LA BERNARDINA*

Tenía diecisiete años la última vez que la silueta de la Bernardina se recortó sobre el cielo de Punta Paloma. Corría el año 1928, y para entonces, la joven Bernardina ya sabía que su padre había encontrado trabajo en Madrid y toda la familia se trasladaría a un lugar que tenía una torre, según le habían contado.

Por última vez, aquella tarde trató de divisar los cardúmenes de atunes que, ciñendo la costa, buscando los bajos fondos, evitaban los ataques de las orcas… solo para caer en los laberintos de redes que tendían los pescadores.

Durante toda su vida en tierras gaditanas, a Bernardina le habían encantado aquellos sabores de pescados que se asemejaban a las carnes, esos guisos melosos y llenos de sustancia, especialmente los de la pequeña taberna del puerto de Barbate a la que a solía acudir con su tío, uno de los capitanes de la Almadraba del pueblo.

Historia restaurante atún rojo La Bernardina Torrelodones

Muchos años más tarde, sentada a los pies de la Torre de los Lodones, la Bernardina recordaba las sensaciones de aquellas tardes soleadas bajo el faro Trafalgar.

A su cabeza volvía aquella única vez que pudo ir con su tío Serafín a ver la “levantá”, ese momento en que las redes se achican, el agua hierve de peces gigantes, los hombres se lanzan a la espuma, (los árabes que lo inventaron llamaban a ese momento Almadrába: “lugar donde se golpea”) y levantan los atunes para cargarlos en las barcazas.

Siempre se sintió atraída por esa violencia y esa belleza, esa lucha de los hombres de los que dependía la vida de su pueblo, y la fuerza bruta y resplandeciente de los atunes, a veces plata, a veces azul casi negro.
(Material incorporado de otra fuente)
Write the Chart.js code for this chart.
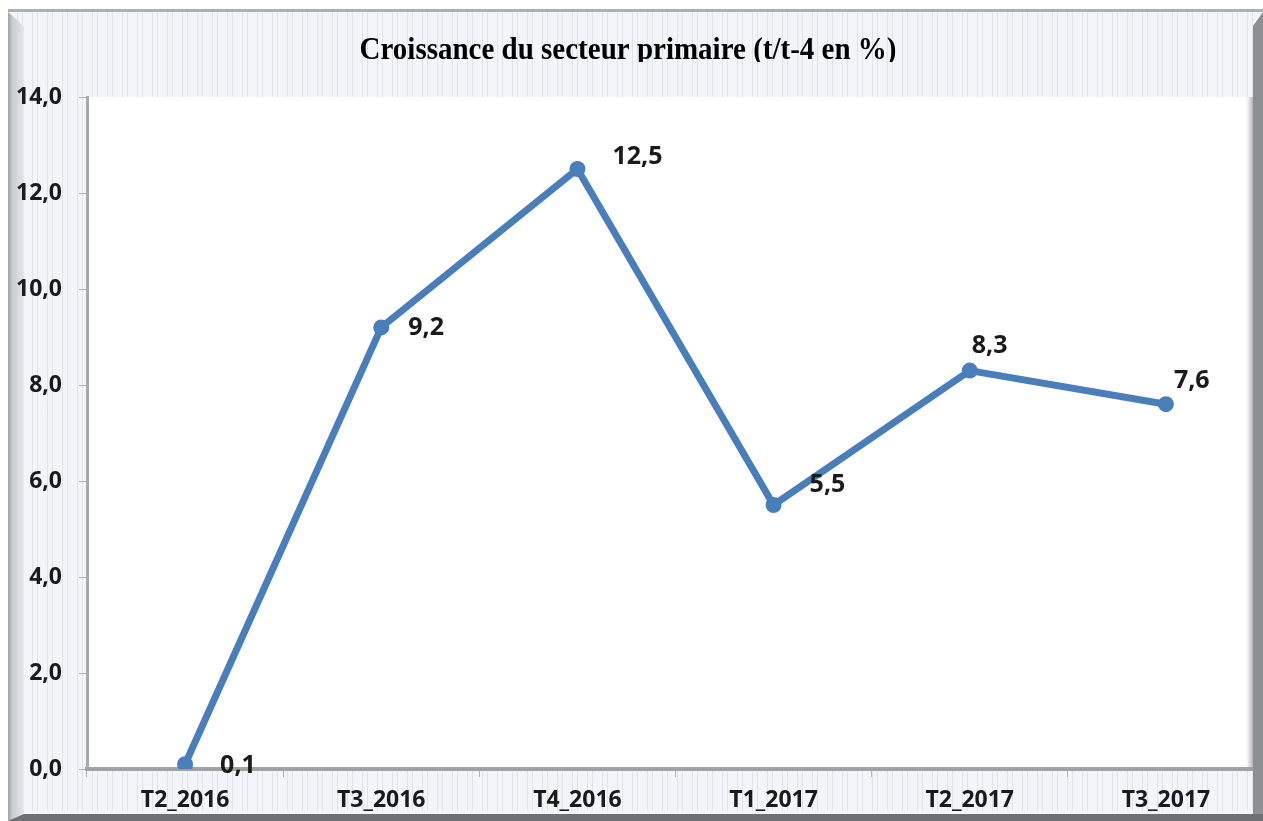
<!DOCTYPE html>
<html>
<head>
<meta charset="utf-8">
<script src="https://cdn.jsdelivr.net/npm/chart.js@4.4.1/dist/chart.umd.min.js"></script>
<style>
  html, body { margin: 0; padding: 0; background: #ffffff; overflow: hidden; width: 1263px; height: 821px; }
  #chart { display: block; }
</style>
</head>
<body>
<canvas id="chart" width="1272" height="821"></canvas>
<script>
const quarters = ['T2_2016', 'T3_2016', 'T4_2016', 'T1_2017', 'T2_2017', 'T3_2017'];
const growth = [0.1, 9.2, 12.5, 5.5, 8.3, 7.6];
const yTicks = [0, 2, 4, 6, 8, 10, 12, 14];
const chartTitle = 'Croissance du secteur primaire (t/t-4 en %)';

const fmt = v => v.toFixed(1).replace('.', ',');

// visible picture width (canvas is a bit wider so the plot runs under the right edge)
const W = 1263;

// offsets of each value label from its point (left edge, vertical middle)
const labelOffsets = [[35, 2], [27, 0], [35, -12], [36, -20], [2, -25], [8, -23]];

const framePlugin = {
  id: 'frame',
  beforeDraw(chart) {
    const { ctx, width, height, chartArea } = chart;
    ctx.save();
    ctx.fillStyle = '#ffffff';
    ctx.fillRect(0, 0, width, height);
    // textured light background
    ctx.fillStyle = '#f2f5f9';
    ctx.fillRect(8, 9, width - 8, height - 9);
    ctx.strokeStyle = 'rgba(200,208,218,0.45)';
    ctx.lineWidth = 1;
    for (let x = 12; x < W; x += 5) {
      if ((x * 7) % 3 === 0) continue;
      ctx.beginPath();
      ctx.moveTo(x + 0.5, 12);
      ctx.lineTo(x + 0.5, height - 10);
      ctx.stroke();
    }
    // top edge
    ctx.fillStyle = '#aab0b6';
    ctx.fillRect(8, 9, width - 8, 3);
    // left bevel
    const lg = ctx.createLinearGradient(8, 0, 26, 0);
    lg.addColorStop(0, '#9ea3a8');
    lg.addColorStop(0.25, '#c9cdd1');
    lg.addColorStop(1, '#e9ecef');
    ctx.fillStyle = lg;
    ctx.beginPath();
    ctx.moveTo(8, 12);
    ctx.lineTo(24, 26);
    ctx.lineTo(24, height);
    ctx.lineTo(8, height);
    ctx.closePath();
    ctx.fill();
    // white plot area
    ctx.fillStyle = '#ffffff';
    ctx.fillRect(chartArea.left, chartArea.top, 1253 - chartArea.left, chartArea.bottom - chartArea.top);
    // shadow on right of plot
    const sg = ctx.createLinearGradient(1246, 0, 1253, 0);
    sg.addColorStop(0, 'rgba(150,150,150,0)');
    sg.addColorStop(1, 'rgba(120,120,120,0.55)');
    ctx.fillStyle = sg;
    ctx.fillRect(1246, chartArea.top, 7, chartArea.bottom - chartArea.top);
    ctx.restore();
  },
  afterDraw(chart) {
    const { ctx, width, height } = chart;
    ctx.save();
    // right dark edge
    ctx.fillStyle = '#8c8f93';
    ctx.beginPath();
    ctx.moveTo(1253, 26);
    ctx.lineTo(W, 12);
    ctx.lineTo(width, 12);
    ctx.lineTo(width, height);
    ctx.lineTo(1253, height);
    ctx.closePath();
    ctx.fill();
    // bottom dark edge
    ctx.fillStyle = '#6d7074';
    ctx.beginPath();
    ctx.moveTo(8, height);
    ctx.lineTo(24, 814);
    ctx.lineTo(width, 814);
    ctx.lineTo(width, height);
    ctx.closePath();
    ctx.fill();
    // title (slightly tall, cut at the bottom as in the source)
    ctx.beginPath();
    ctx.rect(0, 0, width, 62);
    ctx.clip();
    ctx.fillStyle = '#000000';
    ctx.font = 'bold 29px "Liberation Serif", "Times New Roman", serif';
    ctx.textAlign = 'center';
    ctx.textBaseline = 'alphabetic';
    ctx.translate(628, 59);
    ctx.scale(1, 1.1);
    ctx.fillText(chartTitle, 0, 0);
    ctx.restore();
  }
};

const valueLabels = {
  id: 'valueLabels',
  afterDatasetsDraw(chart) {
    const { ctx } = chart;
    const meta = chart.getDatasetMeta(0);
    ctx.save();
    ctx.fillStyle = '#1a1a1a';
    ctx.font = 'bold 25px "Open Sans", sans-serif';
    ctx.textAlign = 'left';
    ctx.textBaseline = 'middle';
    meta.data.forEach((pt, i) => {
      const off = labelOffsets[i];
      ctx.fillText(fmt(growth[i]), pt.x + off[0], pt.y + off[1]);
    });
    ctx.restore();
  }
};

new Chart(document.getElementById('chart').getContext('2d'), {
  type: 'line',
  data: {
    labels: quarters,
    datasets: [{
      data: growth,
      borderColor: '#4a7ebb',
      backgroundColor: '#4a7ebb',
      borderWidth: 7,
      pointRadius: 8,
      pointHoverRadius: 8,
      pointBorderWidth: 0,
      tension: 0,
      fill: false
    }]
  },
  plugins: [framePlugin, valueLabels],
  options: {
    responsive: false,
    animation: false,
    events: [],
    layout: { padding: { top: 97, left: 0, right: 0, bottom: 0 } },
    plugins: {
      legend: { display: false },
      title: { display: false },
      tooltip: { enabled: false }
    },
    scales: {
      x: {
        offset: true,
        afterFit: s => { s.height = 52; },
        grid: { offset: true, drawOnChartArea: false, tickLength: 8, color: '#b3b3b3', lineWidth: 1 },
        border: { color: '#a2a2a2', width: 4 },
        ticks: {
          padding: 10,
          color: '#1a1a1a',
          font: { family: '"Open Sans", sans-serif', size: 23, weight: 'bold' }
        }
      },
      y: {
        min: 0,
        max: 14,
        afterFit: s => { s.width = 87; },
        afterBuildTicks: s => { s.ticks = yTicks.map(v => ({ value: v })); },
        grid: { drawOnChartArea: false, tickLength: 8, color: '#b3b3b3', lineWidth: 1 },
        border: { color: '#a8a8a8', width: 3 },
        ticks: {
          padding: 17,
          color: '#1a1a1a',
          font: { family: '"Open Sans", sans-serif', size: 23, weight: 'bold' },
          callback: v => fmt(v)
        }
      }
    }
  }
});
</script>
</body>
</html>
También le interesó siempre el llamado Arte del Ronqueo. Delante de sus ojos, y a manos de dos hombres armados de cuchillos, hachas y ganchos, un animal de 200 kg desaparecía en unos pocos minutos, almacenado en la bodega, en trozos perfectamente definidos y enterrados en hielo, mientras gaviotas sobreexcitadas se disputaban unos mínimos despojos tirados por la borda.

Bernardina no volvió más al Sur. Viajó a Torrelodones, siguiendo a su familia, y finalmente recaló en la casita de la Calle Real hasta su fallecimiento. Pero no pasó un día de su vida sin que aquellos mágicos días de su juventud llamaran a la puerta de sus recuerdos.

Recuerdos que avivaba con recetas que contenían toda la esencia de esos paisajes que son puro sabor. El sabor inconfundible del mar, el sol y el atún rojo de almadraba.